The Credit Facility contains customary affirmative covenants and representations. The Credit Facility also contains customary negative covenants, which, among other things, are subject to certain exceptions, including restrictions on (i) indebtedness, (ii) liens, (iii) liquidations, mergers, consolidations and acquisitions, (iv) disposition of assets or subsidiaries, (v) affiliate transactions, (vi) continuation of or change in business, (vii) restricted payments, (viii) restrictions in agreements on dividends, intercompany loans and granting liens on the collateral, (ix) loans and investments and (x) changes in organizational documents and fiscal year. The Credit Facility contains customary events of default, subject to customary thresholds and exceptions, including, among other things, (i) non-payment of principal and non-payment of interest and fees, (ii) a material inaccuracy of a representation or warranty at the time made, (iii) a failure to comply with any covenant, subject to customary grace periods in the case of certain affirmative covenants, (iv) cross default of other debt, final judgments and other adverse orders in excess of $30,000, (v) any loan document shall cease to be a legal, valid and binding agreement,
(vi) certain uninsured losses or proceedings against assets with a value in excess of $30,000, (vii) ERISA events, (viii) a change of control, or (ix) bankruptcy or insolvency proceedings.
Borrowings outstanding on the Credit Facility were $196,322 and $189,346 at September 30, 2024 and December 31, 2023, respectively.
The Company was in compliance with all Credit Facility covenants at September 30, 2024 and December 31, 2023.
The Company also has outstanding letters of credit of $1,571 at September 30, 2024 and $1,586 at December 31, 2023.
Debt
The Company’s wholly owned subsidiary located in Stockholm, Sweden (the "Stockholm subsidiary"), has an overdraft credit line that allows overdrafts on the subsidiary’s bank account up to a daily maximum level of 20,000 Swedish krona, or $1,969 and $1,987, at September 30, 2024 and December 31, 2023, respectively.
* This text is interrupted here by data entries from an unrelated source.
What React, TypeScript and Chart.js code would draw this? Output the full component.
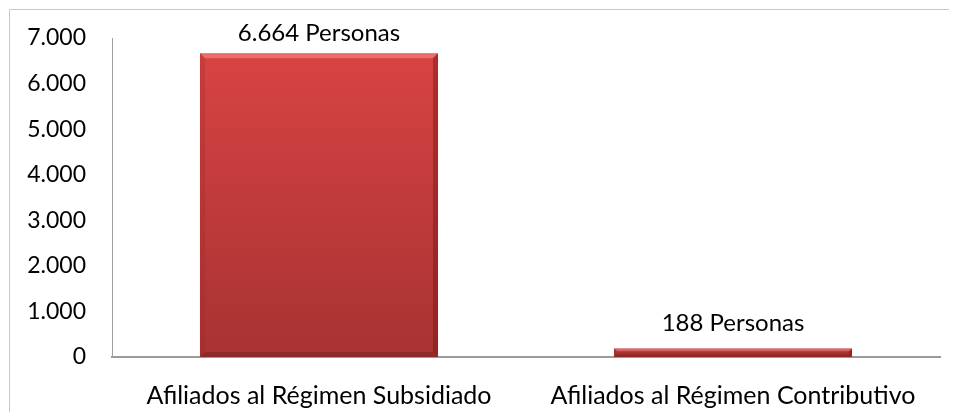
import React, { useEffect, useRef } from "react";
import { Chart, registerables } from "chart.js";

Chart.register(...registerables);

const categories = ["Afiliados al Régimen Subsidiado", "Afiliados al Régimen Contributivo"];
const personas = [6664, 188];
const dataLabels = ["6.664 Personas", "188 Personas"];
const yTickLabels = ["0", "1.000", "2.000", "3.000", "4.000", "5.000", "6.000", "7.000"];

const FONT = "Lato, 'Open Sans', sans-serif";
const FS = 25;

const framePlugin = {
  id: "frame",
  beforeDraw(chart: any) {
    const ctx = chart.ctx;
    ctx.save();
    ctx.strokeStyle = "#c8c8c8";
    ctx.lineWidth = 1;
    ctx.beginPath();
    ctx.moveTo(1.5, chart.height + 5);
    ctx.lineTo(1.5, 1.5);
    ctx.lineTo(chart.width + 5, 1.5);
    ctx.stroke();
    ctx.restore();
  },
};

const bevelPlugin = {
  id: "bevel",
  afterDatasetsDraw(chart: any) {
    const ctx = chart.ctx;
    const meta = chart.getDatasetMeta(0);
    ctx.save();
    meta.data.forEach((bar: any, i: number) => {
      const left = bar.x - bar.width / 2;
      const right = bar.x + bar.width / 2;
      const top = bar.y;
      const bottom = bar.base;
      const h = bottom - top;
      const e = Math.min(5, h / 3);
      ctx.fillStyle = "rgba(255,140,140,0.55)";
      ctx.beginPath();
      ctx.moveTo(left, top);
      ctx.lineTo(right, top);
      ctx.lineTo(right - e, top + e);
      ctx.lineTo(left + e, top + e);
      ctx.closePath();
      ctx.fill();
      ctx.fillStyle = "rgba(120,20,20,0.45)";
      ctx.beginPath();
      ctx.moveTo(right, top);
      ctx.lineTo(right, bottom);
      ctx.lineTo(right - e, bottom - e);
      ctx.lineTo(right - e, top + e);
      ctx.closePath();
      ctx.fill();
      ctx.fillStyle = "rgba(110,30,30,0.45)";
      ctx.beginPath();
      ctx.moveTo(left, bottom);
      ctx.lineTo(right, bottom);
      ctx.lineTo(right - e, bottom - e);
      ctx.lineTo(left + e, bottom - e);
      ctx.closePath();
      ctx.fill();
      ctx.fillStyle = "rgba(150,40,40,0.25)";
      ctx.beginPath();
      ctx.moveTo(left, top);
      ctx.lineTo(left, bottom);
      ctx.lineTo(left + e, bottom - e);
      ctx.lineTo(left + e, top + e);
      ctx.closePath();
      ctx.fill();

      ctx.fillStyle = "#000";
      ctx.font = `${FS - 1}px ${FONT}`;
      ctx.textAlign = "center";
      ctx.textBaseline = "middle";
      const y = Math.max(top - 25, 25);
      ctx.fillText(dataLabels[i], bar.x, y);
    });
    ctx.restore();
  },
};

export default function App() {
  const ref = useRef<HTMLCanvasElement>(null);
  useEffect(() => {
    if (!ref.current) return;
    const chart = new Chart(ref.current, {
      type: "bar",
      data: {
        labels: categories,
        datasets: [
          {
            data: personas,
            backgroundColor: (c: any) => {
              const area = c.chart.chartArea;
              if (!area) return "#c83a3a";
              const g = c.chart.ctx.createLinearGradient(0, area.top, 0, area.bottom);
              g.addColorStop(0, "#da4444");
              g.addColorStop(1, "#a83232");
              return g;
            },
            borderWidth: 0,
            categoryPercentage: 0.575,
            barPercentage: 1,
          },
        ],
      },
      options: {
        animation: false,
        responsive: false,
        maintainAspectRatio: false,
        layout: { padding: { left: 0, top: 30, right: 9, bottom: 0 } },
        plugins: { legend: { display: false }, tooltip: { enabled: false } },
        scales: {
          x: {
            grid: { display: false, drawTicks: false },
            border: { display: true, color: "#9a9a9a", width: 2 },
            ticks: { color: "#000", font: { family: FONT, size: FS }, padding: 24, maxRotation: 0 },
            afterFit: (s: any) => {
              s.height = 55;
              s.paddingLeft = 0;
              s.paddingRight = 0;
            },
          },
          y: {
            min: 0,
            max: 7000,
            grid: { display: false, drawTicks: false },
            border: { display: true, color: "#a0a0a0", width: 1 },
            ticks: {
              stepSize: 1000,
              color: "#000",
              font: { family: FONT, size: 23 },
              padding: 26,
              callback: (_v: any, i: number) => yTickLabels[i],
            },
            afterFit: (s: any) => {
              s.width = 104;
              s.paddingTop = 0;
              s.paddingBottom = 0;
            },
          },
        },
      },
      plugins: [framePlugin, bevelPlugin],
    });
    return () => chart.destroy();
  }, []);
  return (
    <div style={{ width: 941, height: 404 }}>
      <canvas ref={ref} width={941} height={404} style={{ display: "block" }} />
    </div>
  );
}
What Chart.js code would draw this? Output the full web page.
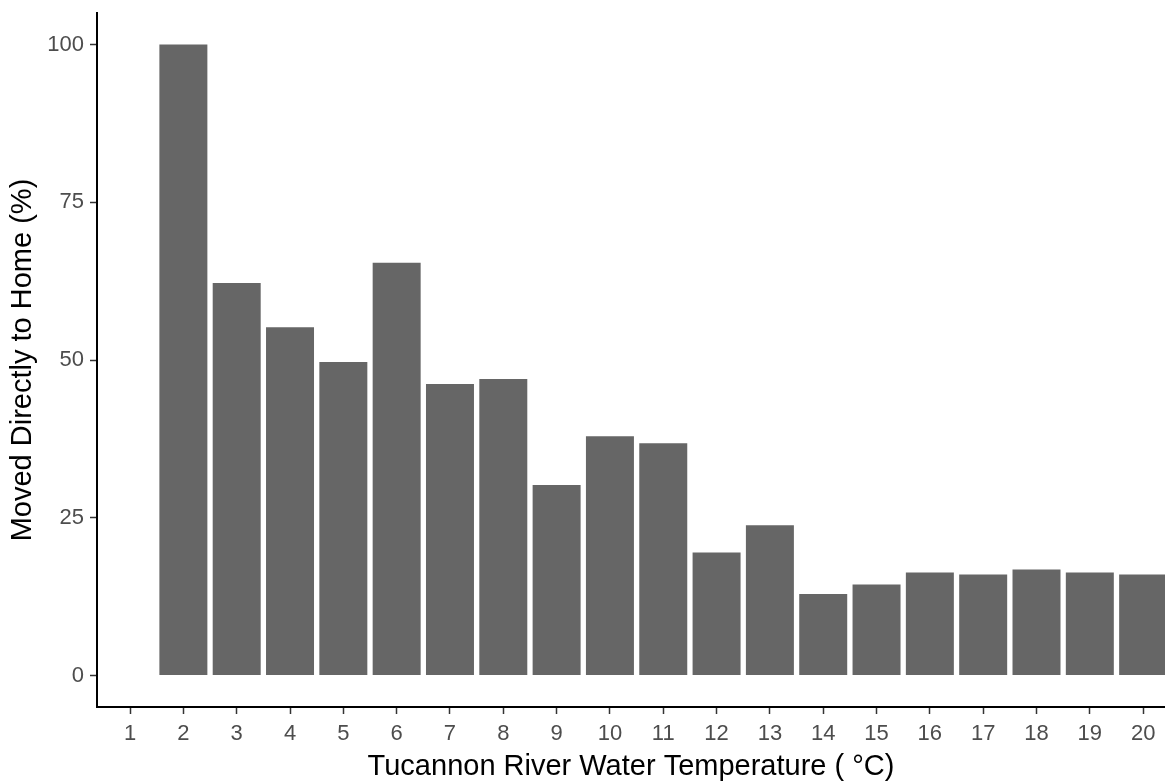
<!DOCTYPE html>
<html lang="en">
<head>
    <meta charset="UTF-8">
    <title>Tucannon River - Moved Directly to Home</title>
    <script src="https://cdn.jsdelivr.net/npm/chart.js"></script>
    <style>
        html, body {
            margin: 0;
            padding: 0;
            background: #ffffff;
            overflow: hidden;
        }
        canvas {
            display: block;
        }
    </style>
</head>
<body>
    <canvas id="homeChart" width="1165" height="782"></canvas>

    <script>
        // water temperature (degrees C) categories on the x axis
        const temps = [1, 2, 3, 4, 5, 6, 7, 8, 9, 10, 11, 12, 13, 14, 15, 16, 17, 18, 19, 20];
        // percent that moved directly to home (no bar at 1 C)
        const pctHome = [null, 100, 62.2, 55.2, 49.7, 65.4, 46.2, 47.0, 30.2, 37.9, 36.8,
                         19.5, 23.8, 12.9, 14.4, 16.3, 16.0, 16.8, 16.3, 16.0];
        const yTicks = [0, 25, 50, 75, 100];

        const fontFamily = '"Liberation Sans", Arial, sans-serif';

        // keep chart area exactly where the hooks put it (no label overflow padding)
        function noPad(scale) {
            scale.paddingTop = 0;
            scale.paddingBottom = 0;
            scale.paddingLeft = 0;
            scale.paddingRight = 0;
        }

        const ctx = document.getElementById('homeChart').getContext('2d');
        new Chart(ctx, {
            type: 'bar',
            data: {
                datasets: [{
                    data: temps.map((t, i) => ({ x: t, y: pctHome[i] })),
                    backgroundColor: '#666666',
                    borderWidth: 0,
                    categoryPercentage: 1,
                    barPercentage: 0.9
                }]
            },
            options: {
                responsive: false,
                animation: false,
                layout: {
                    padding: { top: 13, right: 0, bottom: 0, left: 0 }
                },
                plugins: {
                    legend: { display: false },
                    tooltip: { enabled: false }
                },
                scales: {
                    x: {
                        type: 'linear',
                        offset: false,
                        min: 0.38,
                        max: 20.41,
                        afterBuildTicks: (scale) => {
                            scale.ticks = temps.map(v => ({ value: v }));
                        },
                        afterFit: (scale) => {
                            scale.height = 75;
                            noPad(scale);
                        },
                        ticks: {
                            color: '#4d4d4d',
                            padding: 7,
                            autoSkip: false,
                            maxRotation: 0,
                            font: { family: fontFamily, size: 22 }
                        },
                        grid: {
                            offset: false,
                            drawOnChartArea: false,
                            drawTicks: true,
                            tickLength: 7,
                            tickColor: '#333333',
                            tickWidth: 1.5
                        },
                        border: {
                            display: true,
                            color: '#000000',
                            width: 2
                        },
                        title: {
                            display: true,
                            text: 'Tucannon River Water Temperature ( \u00B0C)',
                            color: '#000000',
                            padding: { top: 0, bottom: 0.5 },
                            font: { family: fontFamily, size: 29, lineHeight: 1 }
                        }
                    },
                    y: {
                        min: -5,
                        max: 105,
                        afterBuildTicks: (scale) => {
                            scale.ticks = yTicks.map(v => ({ value: v }));
                        },
                        afterFit: (scale) => {
                            scale.width = 97;
                            noPad(scale);
                        },
                        ticks: {
                            color: '#4d4d4d',
                            padding: 6,
                            font: { family: fontFamily, size: 22 }
                        },
                        grid: {
                            drawOnChartArea: false,
                            drawTicks: true,
                            tickLength: 7,
                            tickColor: '#333333',
                            tickWidth: 1.5
                        },
                        border: {
                            display: true,
                            color: '#000000',
                            width: 2
                        },
                        title: {
                            display: true,
                            text: 'Moved Directly to Home (%)',
                            color: '#000000',
                            padding: { top: 8.5, bottom: 0 },
                            font: { family: fontFamily, size: 29, lineHeight: 1 }
                        }
                    }
                }
            }
        });
    </script>
</body>
</html>
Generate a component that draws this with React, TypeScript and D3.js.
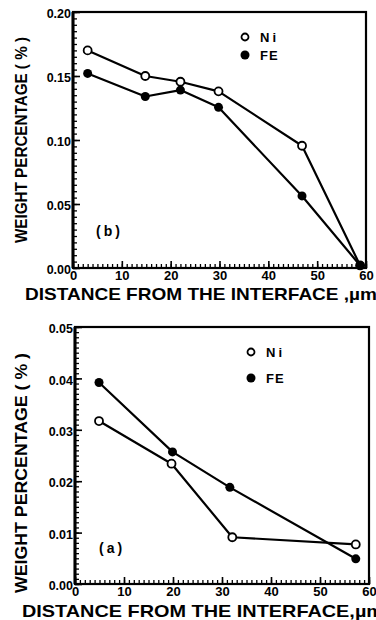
import React, { useEffect, useRef } from 'react';
import * as d3 from 'd3';

// panel (b) - upper chart
const distB = [3, 14.8, 22, 29.8, 46.9, 58.8];
const niB = [0.170, 0.150, 0.1455, 0.138, 0.0955, 0.002];
const feB = [0.152, 0.134, 0.139, 0.1255, 0.0563, 0.002];

// panel (a) - lower chart
const distANi = [4.9, 19.7, 32.1, 57.3];
const niA = [0.0317, 0.0234, 0.0091, 0.0077];
const distAFe = [4.9, 19.9, 31.6, 57.3];
const feA = [0.0392, 0.0257, 0.0188, 0.0049];

const xTicks = [0, 10, 20, 30, 40, 50, 60];
const yTicksB = [0, 0.05, 0.1, 0.15, 0.2];
const yTicksA = [0, 0.01, 0.02, 0.03, 0.04, 0.05];

const seriesNames = ['Ni', 'FE'];
const xTitle = 'DISTANCE FROM THE INTERFACE ,\u00b5m';
const xTitleA = 'DISTANCE FROM THE INTERFACE,\u00b5m';
const yTitle = 'WEIGHT PERCENTAGE ( % )';

const FONT = '"Liberation Sans", Arial, sans-serif';

function Panel({ cfg }) {
  const gRef = useRef();

  useEffect(() => {
    const g = d3.select(gRef.current);
    g.selectAll('*').remove();

    const x = d3.scaleLinear().domain([0, 60]).range(cfg.xRange);
    const y = d3.scaleLinear().domain([0, cfg.yMax]).range(cfg.yRange);

    // minor ticks, pointing inward
    const xMinor = d3.range(0, 61, 1);
    const yMinor = d3.range(0, cfg.yMax + cfg.yMinorStep / 2, cfg.yMinorStep);

    g.append('g')
      .attr('transform', `translate(0,${cfg.yRange[0]})`)
      .call(d3.axisBottom(x).tickValues(xMinor).tickSize(-4).tickFormat(() => ''))
      .call(s => s.select('.domain').remove())
      .selectAll('line').attr('stroke', '#000').attr('stroke-width', 1.3);

    g.append('g')
      .attr('transform', `translate(${cfg.xRange[0]},0)`)
      .call(d3.axisLeft(y).tickValues(yMinor).tickSize(-4).tickFormat(() => ''))
      .call(s => s.select('.domain').remove())
      .selectAll('line').attr('stroke', '#000').attr('stroke-width', 1.3);

    // major ticks + labels
    const xa = g.append('g')
      .attr('transform', `translate(0,${cfg.yRange[0]})`)
      .call(d3.axisBottom(x).tickValues(xTicks).tickSizeInner(-7).tickSizeOuter(0).tickPadding(3).tickFormat(d3.format('d')));
    xa.select('.domain').remove();
    xa.selectAll('line').attr('stroke', '#000').attr('stroke-width', 1.6);
    xa.selectAll('text')
      .attr('font-family', FONT).attr('font-weight', 'bold').attr('font-size', 13).attr('fill', '#000');

    const ya = g.append('g')
      .attr('transform', `translate(${cfg.xRange[0]},0)`)
      .call(d3.axisLeft(y).tickValues(cfg.yTicks).tickSizeInner(-7).tickSizeOuter(0).tickPadding(2).tickFormat(d3.format('.2f')));
    ya.select('.domain').remove();
    ya.selectAll('line').attr('stroke', '#000').attr('stroke-width', 1.6);
    ya.selectAll('text')
      .attr('font-family', FONT).attr('font-weight', 'bold').attr('font-size', 12.5).attr('fill', '#000')
      .attr('dy', '0.45em');

    // frame
    g.append('rect')
      .attr('x', x(0)).attr('y', y(cfg.yMax))
      .attr('width', x(60) - x(0)).attr('height', y(0) - y(cfg.yMax))
      .attr('fill', 'none').attr('stroke', '#000').attr('stroke-width', 2.2);
    g.append('line')
      .attr('x1', x(0)).attr('x2', x(0)).attr('y1', y(cfg.yMax)).attr('y2', y(0))
      .attr('stroke', '#000').attr('stroke-width', 3);

    const line = d3.line().x(d => x(d[0])).y(d => y(d[1]));
    const ni = cfg.ni[0].map((d, i) => [d, cfg.ni[1][i]]);
    const fe = cfg.fe[0].map((d, i) => [d, cfg.fe[1][i]]);

    [ni, fe].forEach(pts => {
      g.append('path').attr('d', line(pts))
        .attr('fill', 'none').attr('stroke', '#000').attr('stroke-width', 2.2)
        .attr('stroke-linejoin', 'round');
    });

    g.selectAll('.ni').data(ni).join('circle').attr('class', 'ni')
      .attr('cx', d => x(d[0])).attr('cy', d => y(d[1])).attr('r', 4)
      .attr('fill', '#fff').attr('stroke', '#000').attr('stroke-width', 1.8);
    g.selectAll('.fe').data(fe).join('circle').attr('class', 'fe')
      .attr('cx', d => x(d[0])).attr('cy', d => y(d[1])).attr('r', 4.5)
      .attr('fill', '#000');

    // legend
    const lg = g.append('g').attr('transform', `translate(${cfg.legend[0]},${cfg.legend[1]})`);
    seriesNames.forEach((name, i) => {
      lg.append('circle').attr('cx', 0).attr('cy', i * cfg.legendGap).attr('r', i === 0 ? 3.5 : 4.5)
        .attr('fill', i === 0 ? '#fff' : '#000').attr('stroke', '#000').attr('stroke-width', i === 0 ? 1.8 : 0);
      lg.append('text').attr('x', 15).attr('y', i * cfg.legendGap).attr('dy', '0.36em')
        .attr('font-family', FONT).attr('font-weight', 'bold').attr('font-size', 13)
        .attr('letter-spacing', i === 0 ? 3 : 1).text(name);
    });

    g.append('text')
      .attr('x', cfg.tag[0]).attr('y', cfg.tag[1])
      .attr('font-family', FONT).attr('font-weight', 'bold').attr('font-size', 14)
      .attr('letter-spacing', 3).text(cfg.tagText);

    // axis titles
    g.append('text')
      .attr('x', cfg.xTitlePos[0]).attr('y', cfg.xTitlePos[1])
      .attr('font-family', FONT).attr('font-weight', 'bold').attr('font-size', 17)
      .attr('textLength', cfg.xTitleLen).attr('lengthAdjust', 'spacingAndGlyphs')
      .text(cfg.xTitleText);

    g.append('text')
      .attr('transform', `translate(${cfg.yTitlePos[0]},${cfg.yTitlePos[1]}) rotate(-90)`)
      .attr('text-anchor', 'middle')
      .attr('font-family', FONT).attr('font-weight', 'bold').attr('font-size', 17)
      .attr('textLength', cfg.yTitleLen).attr('lengthAdjust', 'spacingAndGlyphs')
      .text(yTitle);
  }, [cfg]);

  return <g ref={gRef} />;
}

const panelB = {
  xRange: [73, 366], yRange: [268, 12], yMax: 0.2, yTicks: yTicksB, yMinorStep: 0.005,
  ni: [distB, niB], fe: [distB, feB],
  legend: [245, 37], legendGap: 18,
  tag: [96, 236], tagText: '(b)',
  xTitlePos: [25, 300], xTitleLen: 352, xTitleText: xTitle,
  yTitlePos: [27, 140], yTitleLen: 206,
};

const panelA = {
  xRange: [75, 369], yRange: [584, 327], yMax: 0.05, yTicks: yTicksA, yMinorStep: 0.001,
  ni: [distANi, niA], fe: [distAFe, feA],
  legend: [251, 352], legendGap: 26,
  tag: [99, 553], tagText: '(a)',
  xTitlePos: [22, 617], xTitleLen: 362, xTitleText: xTitleA,
  yTitlePos: [27, 473], yTitleLen: 240,
};

export default function App() {
  return (
    <svg width={376} height={620} style={{ position: 'absolute', left: 0, top: 0, background: '#fff' }}>
      <Panel cfg={panelB} />
      <Panel cfg={panelA} />
    </svg>
  );
}
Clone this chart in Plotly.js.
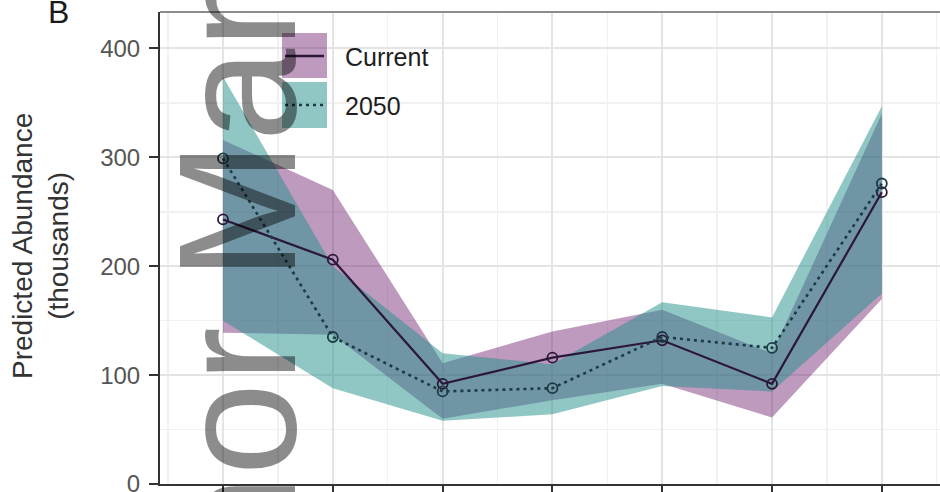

At September 30, 2024 and December 31, 2023, there were no borrowings outstanding on this overdraft credit line. During the nine months ended September 30, 2024, the subsidiary borrowed and repaid 255,062 Swedish krona, or $25,116. The Stockholm subsidiary has pledged certain of its assets as collateral in order to obtain a guarantee of certain of the Stockholm subsidiary’s obligations to third parties.
The Company’s wholly owned subsidiary located in Suzhou, China (the “Suzhou subsidiary”), had lines of credit (the “Suzhou credit line”) that matured in August 2024 and allowed up to a maximum borrowing level of 20,000 Chinese yuan, or $2,818 at December 31, 2023. At December 31, 2023 there was $2,113 in borrowings outstanding on the Suzhou credit line. The Suzhou credit line was included on the condensed consolidated balance sheets within current portion of debt. In addition, the Suzhou subsidiary has a bank acceptance draft line of credit which facilitates the extension of trade payable payment terms by 180 days. The bank acceptance draft line of credit allows up to a maximum borrowing level of 60,000 Chinese yuan, or $8,550 and $8,453 at September 30, 2024 and December 31, 2023, respectively. There was $0 and $2,387 utilized on the Suzhou bank acceptance draft line of credit at September 30, 2024 and December 31, 2023, respectively. The Suzhou bank acceptance draft line of credit is included on the condensed consolidated balance sheets within accounts payable.